- WHAT YOU NEED TO DO
For the listing below, give the number of lines in which "this" occurs. Add nothing.

- MATERIAL
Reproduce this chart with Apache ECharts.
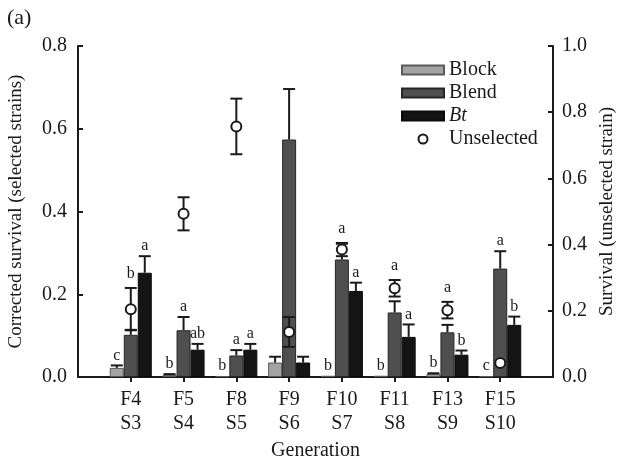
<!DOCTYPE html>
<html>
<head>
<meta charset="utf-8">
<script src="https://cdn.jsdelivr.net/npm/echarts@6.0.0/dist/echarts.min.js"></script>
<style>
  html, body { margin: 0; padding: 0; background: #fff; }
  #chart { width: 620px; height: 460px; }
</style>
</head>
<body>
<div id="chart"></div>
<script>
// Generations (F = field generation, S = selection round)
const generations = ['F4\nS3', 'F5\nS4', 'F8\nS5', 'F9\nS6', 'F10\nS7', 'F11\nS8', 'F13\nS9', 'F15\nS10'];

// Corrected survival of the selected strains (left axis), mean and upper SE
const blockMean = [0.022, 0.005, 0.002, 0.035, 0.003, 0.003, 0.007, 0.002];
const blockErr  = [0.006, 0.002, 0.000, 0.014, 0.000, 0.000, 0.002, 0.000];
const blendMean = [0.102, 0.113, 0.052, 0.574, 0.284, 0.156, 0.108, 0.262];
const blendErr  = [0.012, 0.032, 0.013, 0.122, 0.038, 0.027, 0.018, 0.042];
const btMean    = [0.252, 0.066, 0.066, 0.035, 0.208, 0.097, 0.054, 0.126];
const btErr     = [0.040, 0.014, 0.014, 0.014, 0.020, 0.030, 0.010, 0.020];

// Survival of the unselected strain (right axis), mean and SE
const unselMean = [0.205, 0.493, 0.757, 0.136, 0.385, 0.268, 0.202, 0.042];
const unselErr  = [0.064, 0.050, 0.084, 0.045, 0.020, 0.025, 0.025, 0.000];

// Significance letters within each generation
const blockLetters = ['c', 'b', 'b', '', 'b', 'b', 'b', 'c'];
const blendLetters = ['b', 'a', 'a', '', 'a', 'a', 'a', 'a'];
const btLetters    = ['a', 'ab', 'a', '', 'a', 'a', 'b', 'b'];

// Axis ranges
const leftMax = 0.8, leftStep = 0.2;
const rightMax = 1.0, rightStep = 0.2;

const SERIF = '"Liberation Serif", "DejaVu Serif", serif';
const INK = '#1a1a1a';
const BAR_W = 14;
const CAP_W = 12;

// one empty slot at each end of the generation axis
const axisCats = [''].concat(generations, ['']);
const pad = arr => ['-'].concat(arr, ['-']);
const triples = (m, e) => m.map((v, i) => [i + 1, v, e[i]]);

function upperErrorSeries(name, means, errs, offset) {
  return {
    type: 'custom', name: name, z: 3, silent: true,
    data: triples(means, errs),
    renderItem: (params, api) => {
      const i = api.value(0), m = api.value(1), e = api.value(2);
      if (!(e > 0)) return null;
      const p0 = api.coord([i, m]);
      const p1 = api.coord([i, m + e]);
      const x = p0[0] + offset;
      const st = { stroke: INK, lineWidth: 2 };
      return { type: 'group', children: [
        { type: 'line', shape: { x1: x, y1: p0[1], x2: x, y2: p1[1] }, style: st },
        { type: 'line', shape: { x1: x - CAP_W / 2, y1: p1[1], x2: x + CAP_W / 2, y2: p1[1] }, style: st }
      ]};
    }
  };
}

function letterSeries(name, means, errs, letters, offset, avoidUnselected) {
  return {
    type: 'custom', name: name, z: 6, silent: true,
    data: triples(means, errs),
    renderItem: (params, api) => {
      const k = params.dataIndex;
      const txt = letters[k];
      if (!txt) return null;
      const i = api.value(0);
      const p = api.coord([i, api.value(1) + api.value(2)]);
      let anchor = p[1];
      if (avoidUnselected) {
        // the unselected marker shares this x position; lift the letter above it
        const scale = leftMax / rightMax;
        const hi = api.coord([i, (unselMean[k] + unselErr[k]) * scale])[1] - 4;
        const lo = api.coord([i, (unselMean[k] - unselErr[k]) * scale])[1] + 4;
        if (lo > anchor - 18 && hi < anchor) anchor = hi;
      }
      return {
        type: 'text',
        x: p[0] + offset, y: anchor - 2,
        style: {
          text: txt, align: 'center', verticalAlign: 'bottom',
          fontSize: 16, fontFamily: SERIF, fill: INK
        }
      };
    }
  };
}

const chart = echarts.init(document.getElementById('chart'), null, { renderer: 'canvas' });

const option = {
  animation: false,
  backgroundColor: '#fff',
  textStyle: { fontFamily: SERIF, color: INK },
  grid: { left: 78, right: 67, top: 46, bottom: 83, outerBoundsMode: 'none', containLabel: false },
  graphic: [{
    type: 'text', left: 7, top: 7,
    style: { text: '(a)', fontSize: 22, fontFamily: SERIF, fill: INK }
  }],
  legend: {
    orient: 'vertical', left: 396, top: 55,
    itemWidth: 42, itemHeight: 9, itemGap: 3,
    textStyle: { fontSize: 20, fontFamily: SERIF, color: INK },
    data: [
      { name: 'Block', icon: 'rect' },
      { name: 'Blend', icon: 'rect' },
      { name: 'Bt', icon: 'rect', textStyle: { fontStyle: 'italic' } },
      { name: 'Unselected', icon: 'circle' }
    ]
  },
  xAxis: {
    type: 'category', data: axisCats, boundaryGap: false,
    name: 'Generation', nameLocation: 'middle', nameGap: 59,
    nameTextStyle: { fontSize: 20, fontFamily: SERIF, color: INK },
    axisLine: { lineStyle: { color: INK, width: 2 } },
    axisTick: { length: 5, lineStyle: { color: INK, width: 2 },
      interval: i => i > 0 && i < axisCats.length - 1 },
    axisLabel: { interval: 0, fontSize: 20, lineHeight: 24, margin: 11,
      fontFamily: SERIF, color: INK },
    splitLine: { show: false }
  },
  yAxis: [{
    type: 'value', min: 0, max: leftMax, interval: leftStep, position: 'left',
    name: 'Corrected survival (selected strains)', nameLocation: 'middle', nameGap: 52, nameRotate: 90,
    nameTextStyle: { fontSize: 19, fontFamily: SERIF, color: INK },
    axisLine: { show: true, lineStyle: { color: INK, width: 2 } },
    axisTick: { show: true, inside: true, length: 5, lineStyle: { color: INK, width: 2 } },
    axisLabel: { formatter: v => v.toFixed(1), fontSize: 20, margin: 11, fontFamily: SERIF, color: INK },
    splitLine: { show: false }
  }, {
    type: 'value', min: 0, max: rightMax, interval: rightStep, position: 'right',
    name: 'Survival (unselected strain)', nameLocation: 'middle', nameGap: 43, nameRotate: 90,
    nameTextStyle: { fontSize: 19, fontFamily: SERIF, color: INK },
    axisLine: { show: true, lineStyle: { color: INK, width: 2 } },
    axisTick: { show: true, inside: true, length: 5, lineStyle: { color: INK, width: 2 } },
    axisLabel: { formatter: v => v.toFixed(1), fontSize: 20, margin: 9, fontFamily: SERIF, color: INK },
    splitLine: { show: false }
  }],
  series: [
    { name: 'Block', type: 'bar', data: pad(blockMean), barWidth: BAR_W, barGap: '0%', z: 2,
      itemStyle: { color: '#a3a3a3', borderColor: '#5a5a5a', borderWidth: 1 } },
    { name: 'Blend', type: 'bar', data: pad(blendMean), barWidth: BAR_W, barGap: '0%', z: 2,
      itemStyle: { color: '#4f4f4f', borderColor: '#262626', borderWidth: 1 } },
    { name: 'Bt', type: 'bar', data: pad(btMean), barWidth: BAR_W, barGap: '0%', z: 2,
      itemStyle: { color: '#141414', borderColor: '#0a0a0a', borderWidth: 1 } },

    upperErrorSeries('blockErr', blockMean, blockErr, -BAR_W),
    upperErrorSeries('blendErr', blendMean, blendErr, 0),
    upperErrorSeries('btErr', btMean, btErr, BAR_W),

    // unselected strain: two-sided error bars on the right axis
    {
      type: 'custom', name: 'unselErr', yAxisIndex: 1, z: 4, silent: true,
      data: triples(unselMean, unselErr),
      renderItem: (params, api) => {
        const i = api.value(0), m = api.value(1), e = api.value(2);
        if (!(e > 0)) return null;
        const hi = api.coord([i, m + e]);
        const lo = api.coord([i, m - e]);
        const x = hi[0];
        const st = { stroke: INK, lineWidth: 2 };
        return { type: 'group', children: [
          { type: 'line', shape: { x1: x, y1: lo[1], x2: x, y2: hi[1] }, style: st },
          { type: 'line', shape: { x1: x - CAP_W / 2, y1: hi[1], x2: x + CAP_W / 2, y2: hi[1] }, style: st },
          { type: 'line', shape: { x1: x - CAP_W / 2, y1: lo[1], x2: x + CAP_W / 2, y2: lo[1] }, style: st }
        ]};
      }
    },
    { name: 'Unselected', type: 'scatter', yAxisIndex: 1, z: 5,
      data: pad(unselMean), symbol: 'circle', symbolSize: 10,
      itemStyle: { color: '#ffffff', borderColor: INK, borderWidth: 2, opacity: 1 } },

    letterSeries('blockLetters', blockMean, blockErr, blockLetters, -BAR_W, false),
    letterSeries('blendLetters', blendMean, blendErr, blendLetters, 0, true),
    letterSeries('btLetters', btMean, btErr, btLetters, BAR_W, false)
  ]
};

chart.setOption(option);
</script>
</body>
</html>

- TASK RESPONSE
2